And in terms of markets our preference, certainly, is to the more well, structure the market is in terms of market design or our preferences, PJM is the one that I'd point to first, as being the market that has better market design than the market say, for example, like MISO.
So we'll continue to look at opportunities in Coal Gas and look for those competitive markets that have good market design..
Your next question comes from Angie Storozynski with Macquarie Capital..
So I wanted to start with the second quarter result. So IPH, the 0 EBITDA contribution, the very low contributions from the Coal segment. I see the explanation with some week off-peak prices and congestion.
So could you tell -- talk to us about the transmission congestion? What's going on with the basis both for the Coal segment and IPH? Any chance of actually, relieving the congestion over the next couple of years and also about the expectations for the net capacity factors for these Coal plants going forward?.
So I'll start on the congestion piece. The -- first of all, in terms of basis expectations, we continue to view a percentage of INDY Hub prices as the appropriate measure of forecasting tool for basis, as we previously discussed. So when the INDY Hub prices have come down, the basis -- the absolute basis number has reduced as well.
In terms of some of the specific congestion issues, the most of the primary constrained flowgates around our IPH fleet will be addressed over the coming years through IMM type projects that the projects are on the drawing board for MISO.
There has -- there's occasionally and certainly in the second quarter, some specific work and issues, ongoing maintenance that have caused some congestion around Newton.
And with the IP -- excuse me, with the Coal segment, we are moving forward, making progress on the upgrades that we've discussed in the past around the Baldwin Transformer and the re-conductering. We're making progress on the contracts to get that work started..
But should we still assume that there's about a 15% negative basis versus INDY Hub?.
Our -- it's probably about 12.5% for IPH and 17.5% for Coal just to -- so the average is around 15%..
Okay.
And what's the main reason for the low off-peak prices? Is this -- does it have anything to do with winds?.

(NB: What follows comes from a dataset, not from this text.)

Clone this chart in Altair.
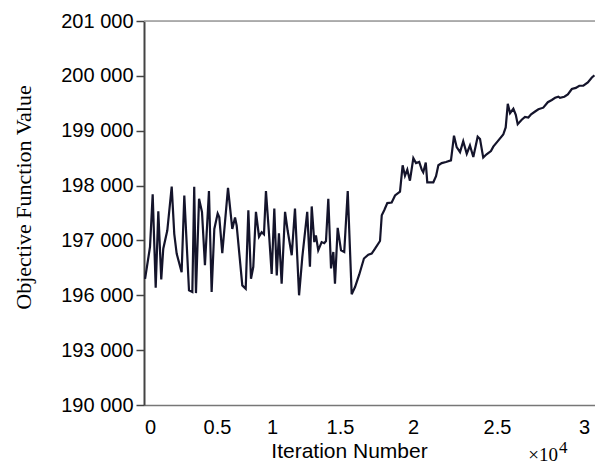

I think primarily, it was driven by extraordinarily mild weather. When the evening temperatures drop down low enough that people are willing to open up their windows that causes us some problems. There is an impact from wind. But primarily, it's a function of extremely pleasant weather..
And that has an impact on off-peak, more so than on on-peak?.
It has an impact -- it probably, has an impact more on on-peak than off, but it certainly does impact the off-peak prices. When the overnight lows are 75 degrees plus with humidity, people keep their air conditioners running.
When the low temperatures, and there have been some extraordinarily low temperatures in the late spring and early summer, people just don't turn their air conditioning on. So it does effect the off-peak as well..
Okay. And my last question is on the capacity revenue.
So Bob, you mentioned that about 1/4 of the capacities sold through these premium channels, so what should we assume for the rest of the capacity? I mean, do I take the price from the auctions, or do I assume that there are no capacity revenues for the unsold portion of capacity in MISO?.
You mean, going forward for '15 and beyond?.
Yes..
Yes, I mean I think -- to me, the market that I would use for '15 and beyond, we're seeing quoted market prices for '15 in the $1.50 range or so. $1.50 to $1.75 range for '15 but when you get into '16, '17 and '18 timeframe that's when we're seeing numbers that range from, say a low of 2 to a high of approaching 3..
I know. But the problem is that those bilateral contracts seem to have very little liquidity.
Like 100, 150 megawatts a week in transactions, right? So will you be able to sell the entire portfolio, also these channels?.
No I don't think so, Angie. I think a good portion will go to the capacity auction. But my proxy for saying that, I think the capacity auction will have to converge with what we're seeing in the bilateral market. And particularly, if MISO starts improving the rules around the capacity market, you'd see a dramatic increase in prices.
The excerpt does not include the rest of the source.